Take the lines from the beginning of the material through the line containing "const groups = ['DE" and retype them exactly, leaving the pictures out.

● **Provided data**:

= = =

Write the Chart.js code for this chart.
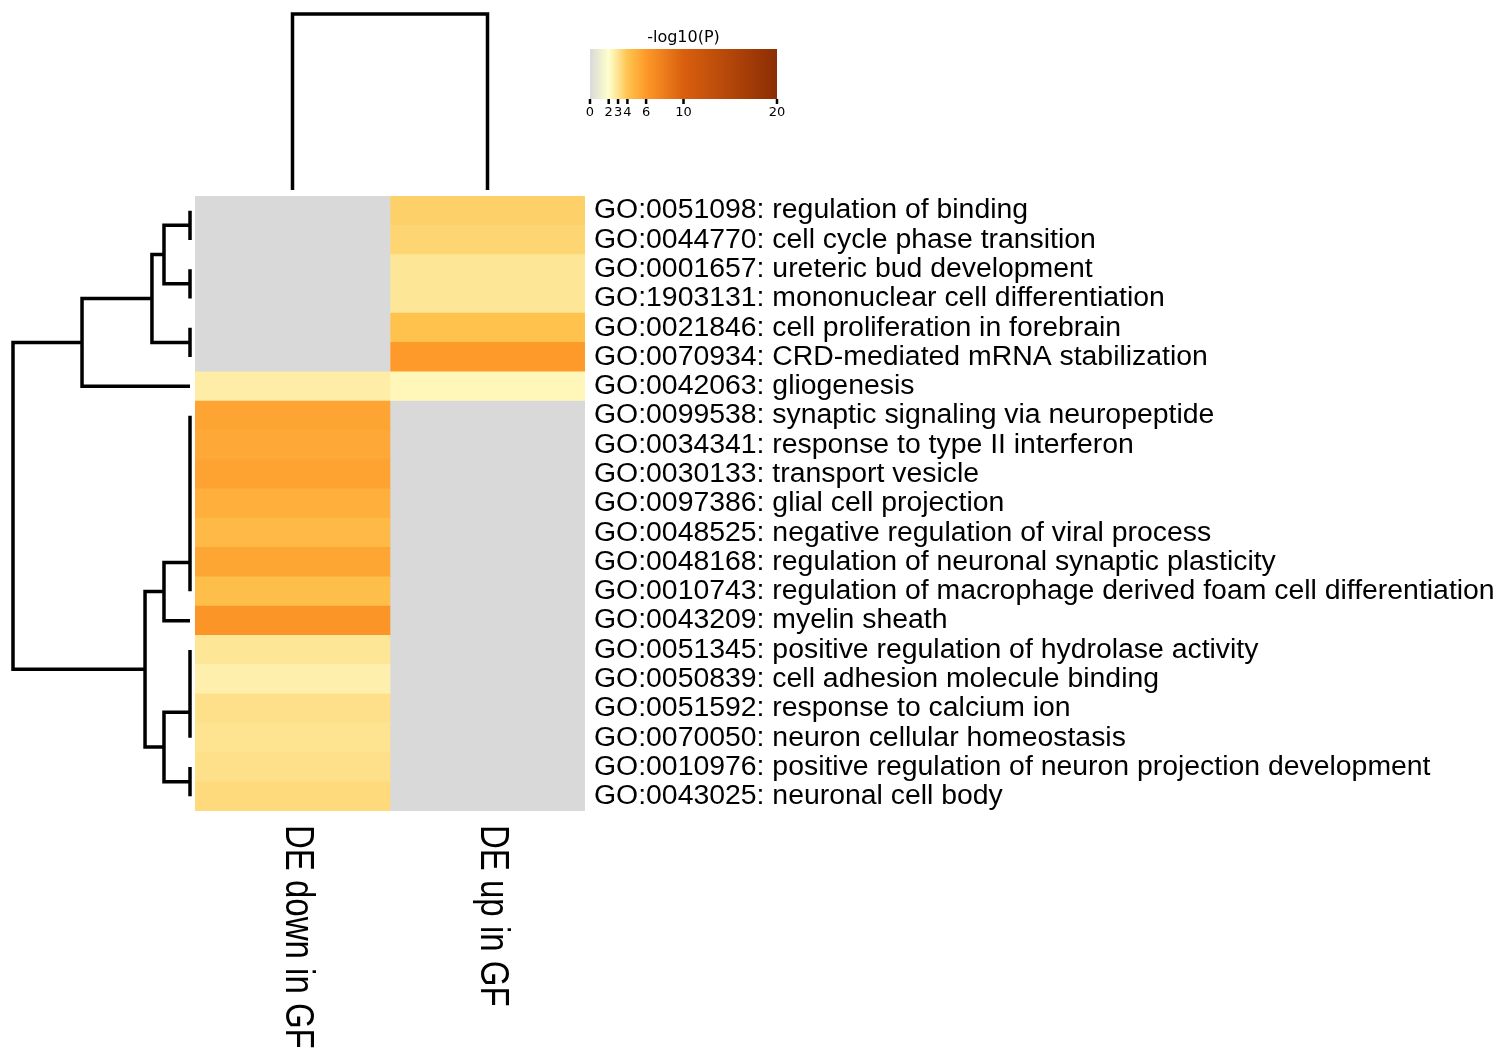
<!DOCTYPE html>
<html>
<head>
<meta charset="utf-8">
<script src="https://cdn.jsdelivr.net/npm/chart.js@4"></script>
<style>
  html, body { margin: 0; padding: 0; background: #fff; }
  canvas { display: block; }
</style>
</head>
<body>
<canvas id="heat" width="1500" height="1055"></canvas>
<script>
// GO terms (rows, top to bottom)
const terms = [
  'GO:0051098: regulation of binding',
  'GO:0044770: cell cycle phase transition',
  'GO:0001657: ureteric bud development',
  'GO:1903131: mononuclear cell differentiation',
  'GO:0021846: cell proliferation in forebrain',
  'GO:0070934: CRD-mediated mRNA stabilization',
  'GO:0042063: gliogenesis',
  'GO:0099538: synaptic signaling via neuropeptide',
  'GO:0034341: response to type II interferon',
  'GO:0030133: transport vesicle',
  'GO:0097386: glial cell projection',
  'GO:0048525: negative regulation of viral process',
  'GO:0048168: regulation of neuronal synaptic plasticity',
  'GO:0010743: regulation of macrophage derived foam cell differentiation',
  'GO:0043209: myelin sheath',
  'GO:0051345: positive regulation of hydrolase activity',
  'GO:0050839: cell adhesion molecule binding',
  'GO:0051592: response to calcium ion',
  'GO:0070050: neuron cellular homeostasis',
  'GO:0010976: positive regulation of neuron projection development',
  'GO:0043025: neuronal cell body'
];

// columns
const groups = ['DE down in GF', 'DE up in GF'];

// -log10(P) per column, null = not enriched (grey)
const downInGF = [null, null, null, null, null, null, 2.65, 5.5, 5.25, 5.55, 5.0, 4.5, 5.4, 4.25, 6.3, 2.9, 2.55, 3.1, 3.0, 3.1, 3.3];
const upInGF = [3.6, 3.45, 2.9, 2.9, 4.1, 5.95, 2.3, null, null, null, null, null, null, null, null, null, null, null, null, null, null];

// colour bar ticks
const cbarTicks = [0, 2, 3, 4, 6, 10, 20];

// row clustering, scipy style: [a, b, height], ids >= 21 are earlier merges
const rowLinkage = [
  [0, 1, 0], [2, 3, 0], [4, 5, 0], [21, 22, 0.147], [24, 23, 0.215], [25, 6, 0.61],
  [7, 8, 0], [27, 9, 0], [28, 10, 0], [29, 11, 0], [30, 12, 0], [31, 13, 0], [32, 14, 0.147],
  [15, 16, 0], [34, 17, 0], [35, 18, 0], [19, 20, 0], [36, 37, 0.147], [33, 38, 0.254],
  [26, 39, 1.0]
];
// column clustering
const colLinkage = [[0, 1, 1.0]];

// colour map stops [value, colour]
const cmapStops = [
  [0, '#d9d9d9'], [2, '#ffffcc'], [3, '#fee391'], [4, '#fec44f'],
  [6, '#fe9929'], [10, '#d95f0e'], [20, '#8c2d04']
];
const naColor = '#d9d9d9';

function hexRgb(h) {
  return [parseInt(h.slice(1, 3), 16), parseInt(h.slice(3, 5), 16), parseInt(h.slice(5, 7), 16)];
}
function colorFor(v) {
  if (v === null) return naColor;
  v = Math.max(0, Math.min(20, v));
  for (let i = 1; i < cmapStops.length; i++) {
    const [v1, c1] = cmapStops[i];
    const [v0, c0] = cmapStops[i - 1];
    if (v <= v1) {
      const t = (v - v0) / (v1 - v0);
      const a = hexRgb(c0), b = hexRgb(c1);
      const c = a.map((x, k) => Math.round(x + (b[k] - x) * t));
      return 'rgb(' + c.join(',') + ')';
    }
  }
  return cmapStops[cmapStops.length - 1][1];
}

const columns = [downInGF, upInGF];

// draws a dendrogram from a linkage; leafPos = pixel positions along the leaf axis
function drawDendro(ctx, linkage, leafPos, hToPx, vertical) {
  const pos = leafPos.slice();
  const hts = leafPos.map(() => 0);
  ctx.beginPath();
  linkage.forEach(([a, b, h]) => {
    const pa = pos[a], pb = pos[b];
    const ha = hToPx(hts[a]), hb = hToPx(hts[b]), hh = hToPx(h);
    if (vertical) {
      ctx.moveTo(pa, ha); ctx.lineTo(pa, hh); ctx.lineTo(pb, hh); ctx.lineTo(pb, hb);
    } else {
      ctx.moveTo(ha, pa); ctx.lineTo(hh, pa); ctx.lineTo(hh, pb); ctx.lineTo(hb, pb);
    }
    pos.push((pa + pb) / 2);
    hts.push(h);
  });
  ctx.stroke();
}

const extras = {
  id: 'extras',
  afterDraw(chart) {
    const ctx = chart.ctx;
    const area = chart.chartArea;
    const xs = chart.scales.x, ys = chart.scales.y;
    ctx.save();
    ctx.strokeStyle = '#000';
    ctx.lineWidth = 3.5;
    ctx.lineCap = 'butt';
    ctx.lineJoin = 'miter';

    // row dendrogram (left)
    const rowLeaves = terms.map((t, i) => ys.getPixelForValue(i));
    const x0 = area.left - 5, xTop = 13;
    drawDendro(ctx, rowLinkage, rowLeaves, h => x0 - h * (x0 - xTop), false);

    // column dendrogram (top)
    const colLeaves = groups.map((g, i) => xs.getPixelForValue(i + 0.5));
    const y0 = area.top - 6, yTop = 14;
    drawDendro(ctx, colLinkage, colLeaves, h => y0 - h * (y0 - yTop), true);

    // column labels, rotated clockwise
    ctx.fillStyle = '#000';
    ctx.font = '33px "Liberation Sans", Arial, sans-serif';
    ctx.textAlign = 'left';
    ctx.textBaseline = 'middle';
    groups.forEach((g, i) => {
      ctx.save();
      ctx.translate(xs.getPixelForValue(i + 0.5) + 5, area.bottom + 14);
      ctx.rotate(Math.PI / 2);
      ctx.scale(1, 1.26);
      ctx.fillText(g, 0, 0);
      ctx.restore();
    });

    // colour bar
    const cbL = area.right + 5, cbR = cbL + 187, cbT = 49, cbB = 99;
    const toX = v => cbL + (v / 20) * (cbR - cbL);
    const grad = ctx.createLinearGradient(cbL, 0, cbR, 0);
    for (let v = 0; v <= 20; v += 0.25) grad.addColorStop(v / 20, colorFor(v));
    ctx.fillStyle = grad;
    ctx.fillRect(cbL, cbT, cbR - cbL, cbB - cbT);

    ctx.fillStyle = '#000';
    ctx.font = '16px "DejaVu Sans", sans-serif';
    ctx.textAlign = 'center';
    ctx.textBaseline = 'alphabetic';
    ctx.fillText('-log10(P)', (cbL + cbR) / 2, 42);

    ctx.lineWidth = 2.5;
    ctx.font = '13px "DejaVu Sans", sans-serif';
    ctx.textBaseline = 'top';
    ctx.beginPath();
    cbarTicks.forEach(v => {
      const x = toX(v);
      ctx.moveTo(x, cbB); ctx.lineTo(x, cbB + 5);
      ctx.fillText(String(v), x, cbB + 7);
    });
    ctx.stroke();
    ctx.restore();
  }
};

new Chart(document.getElementById('heat').getContext('2d'), {
  type: 'bar',
  data: {
    labels: terms,
    datasets: columns.map((vals, c) => ({
      label: groups[c],
      data: vals.map(() => 1),
      backgroundColor: vals.map(colorFor),
      borderWidth: 0,
      barPercentage: 1,
      categoryPercentage: 1
    }))
  },
  options: {
    indexAxis: 'y',
    responsive: false,
    animation: false,
    layout: { padding: { left: 195, top: 196, bottom: 244, right: 0 } },
    plugins: { legend: { display: false }, tooltip: { enabled: false } },
    scales: {
      x: { display: false, stacked: true, min: 0, max: 2 },
      y: {
        position: 'right',
        stacked: true,
        grid: { display: false, drawTicks: false },
        border: { display: false },
        ticks: {
          autoSkip: false,
          padding: 9,
          color: '#000',
          font: { family: '"Liberation Sans", Arial, sans-serif', size: 28.4 }
        },
        afterFit(scale) { scale.width = 915; }
      }
    }
  },
  plugins: [extras]
});
</script>
</body>
</html>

= = =

● **Completed exercise**:
Write the Chart.js code for this chart.
<!DOCTYPE html>
<html>
<head>
<meta charset="utf-8">
<script src="https://cdn.jsdelivr.net/npm/chart.js@4"></script>
<style>
  html, body { margin: 0; padding: 0; background: #fff; }
  canvas { display: block; }
</style>
</head>
<body>
<canvas id="heat" width="1500" height="1055"></canvas>
<script>
// GO terms (rows, top to bottom)
const terms = [
  'GO:0051098: regulation of binding',
  'GO:0044770: cell cycle phase transition',
  'GO:0001657: ureteric bud development',
  'GO:1903131: mononuclear cell differentiation',
  'GO:0021846: cell proliferation in forebrain',
  'GO:0070934: CRD-mediated mRNA stabilization',
  'GO:0042063: gliogenesis',
  'GO:0099538: synaptic signaling via neuropeptide',
  'GO:0034341: response to type II interferon',
  'GO:0030133: transport vesicle',
  'GO:0097386: glial cell projection',
  'GO:0048525: negative regulation of viral process',
  'GO:0048168: regulation of neuronal synaptic plasticity',
  'GO:0010743: regulation of macrophage derived foam cell differentiation',
  'GO:0043209: myelin sheath',
  'GO:0051345: positive regulation of hydrolase activity',
  'GO:0050839: cell adhesion molecule binding',
  'GO:0051592: response to calcium ion',
  'GO:0070050: neuron cellular homeostasis',
  'GO:0010976: positive regulation of neuron projection development',
  'GO:0043025: neuronal cell body'
];

// columns
const groups = ['DE down in GF', 'DE up in GF'];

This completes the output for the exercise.